* Set exercise
Every line below should be copied exactly; drop the pictures.
===============
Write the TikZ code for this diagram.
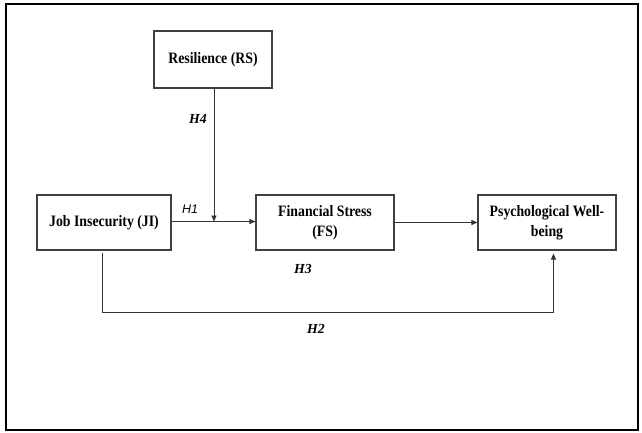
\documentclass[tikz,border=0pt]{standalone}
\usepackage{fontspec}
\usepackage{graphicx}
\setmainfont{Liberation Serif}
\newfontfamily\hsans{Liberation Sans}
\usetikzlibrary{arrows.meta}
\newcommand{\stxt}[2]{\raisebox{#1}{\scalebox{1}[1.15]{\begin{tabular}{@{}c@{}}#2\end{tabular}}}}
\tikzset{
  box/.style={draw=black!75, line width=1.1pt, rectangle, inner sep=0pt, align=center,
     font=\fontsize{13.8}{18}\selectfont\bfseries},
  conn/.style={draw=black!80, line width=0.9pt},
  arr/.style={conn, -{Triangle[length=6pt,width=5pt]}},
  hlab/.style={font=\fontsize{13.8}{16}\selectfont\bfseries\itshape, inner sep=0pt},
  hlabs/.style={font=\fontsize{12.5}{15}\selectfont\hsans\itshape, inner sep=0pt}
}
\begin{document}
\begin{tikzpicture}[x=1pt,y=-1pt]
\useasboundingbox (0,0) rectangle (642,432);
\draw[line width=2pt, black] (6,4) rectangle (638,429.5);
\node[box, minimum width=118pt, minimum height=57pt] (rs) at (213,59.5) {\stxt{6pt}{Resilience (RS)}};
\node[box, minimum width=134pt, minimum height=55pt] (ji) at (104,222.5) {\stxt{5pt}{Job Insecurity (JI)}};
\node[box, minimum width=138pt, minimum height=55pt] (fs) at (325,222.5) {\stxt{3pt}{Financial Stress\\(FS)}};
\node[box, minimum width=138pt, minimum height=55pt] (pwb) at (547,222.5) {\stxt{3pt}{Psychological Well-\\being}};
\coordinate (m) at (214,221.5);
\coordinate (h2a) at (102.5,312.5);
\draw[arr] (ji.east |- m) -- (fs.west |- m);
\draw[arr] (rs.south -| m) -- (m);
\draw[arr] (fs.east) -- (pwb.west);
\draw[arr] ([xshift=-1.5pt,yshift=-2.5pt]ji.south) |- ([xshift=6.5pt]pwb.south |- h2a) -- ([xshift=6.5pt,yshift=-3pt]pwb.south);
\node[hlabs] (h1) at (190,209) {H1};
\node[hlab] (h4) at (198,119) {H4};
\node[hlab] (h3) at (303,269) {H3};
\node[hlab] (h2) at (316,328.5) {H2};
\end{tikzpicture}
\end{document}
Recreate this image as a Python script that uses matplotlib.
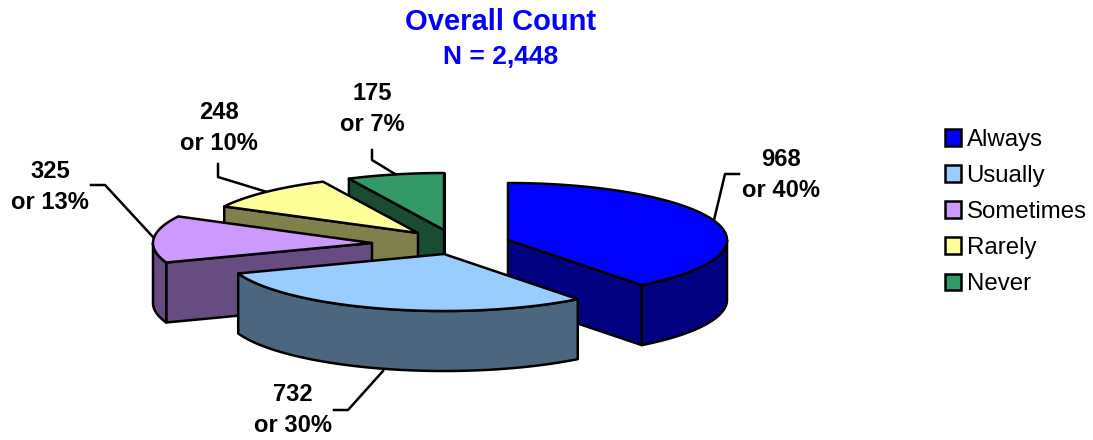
===============
* Response
Write the TikZ code for this diagram.
\documentclass[tikz,border=0pt]{standalone}
\usepackage{fontspec}
\usepackage{graphicx}
\setmainfont{Liberation Serif}
\newfontfamily\hsans{Liberation Sans}
\usetikzlibrary{arrows.meta}
\newcommand{\stxt}[2]{\raisebox{#1}{\scalebox{1}[1.15]{\begin{tabular}{@{}c@{}}#2\end{tabular}}}}
\tikzset{
  box/.style={draw=black!75, line width=1.1pt, rectangle, inner sep=0pt, align=center,
     font=\fontsize{13.8}{18}\selectfont\bfseries},
  conn/.style={draw=black!80, line width=0.9pt},
  arr/.style={conn, -{Triangle[length=6pt,width=5pt]}},
  hlab/.style={font=\fontsize{13.8}{16}\selectfont\bfseries\itshape, inner sep=0pt},
  hlabs/.style={font=\fontsize{12.5}{15}\selectfont\hsans\itshape, inner sep=0pt}
}
\begin{document}
\begin{tikzpicture}[x=1pt,y=-1pt]
\useasboundingbox (0,0) rectangle (642,432);
\draw[line width=2pt, black] (6,4) rectangle (638,429.5);
\node[box, minimum width=118pt, minimum height=57pt] (rs) at (213,59.5) {\stxt{6pt}{Resilience (RS)}};
\node[box, minimum width=134pt, minimum height=55pt] (ji) at (104,222.5) {\stxt{5pt}{Job Insecurity (JI)}};
\node[box, minimum width=138pt, minimum height=55pt] (fs) at (325,222.5) {\stxt{3pt}{Financial Stress\\(FS)}};
\node[box, minimum width=138pt, minimum height=55pt] (pwb) at (547,222.5) {\stxt{3pt}{Psychological Well-\\being}};
\coordinate (m) at (214,221.5);
\coordinate (h2a) at (102.5,312.5);
\draw[arr] (ji.east |- m) -- (fs.west |- m);
\draw[arr] (rs.south -| m) -- (m);
\draw[arr] (fs.east) -- (pwb.west);
\draw[arr] ([xshift=-1.5pt,yshift=-2.5pt]ji.south) |- ([xshift=6.5pt]pwb.south |- h2a) -- ([xshift=6.5pt,yshift=-3pt]pwb.south);
\node[hlabs] (h1) at (190,209) {H1};
\node[hlab] (h4) at (198,119) {H4};
\node[hlab] (h3) at (303,269) {H3};
\node[hlab] (h2) at (316,328.5) {H2};
\end{tikzpicture}
\end{document}
Recreate this image as a Python script that uses matplotlib.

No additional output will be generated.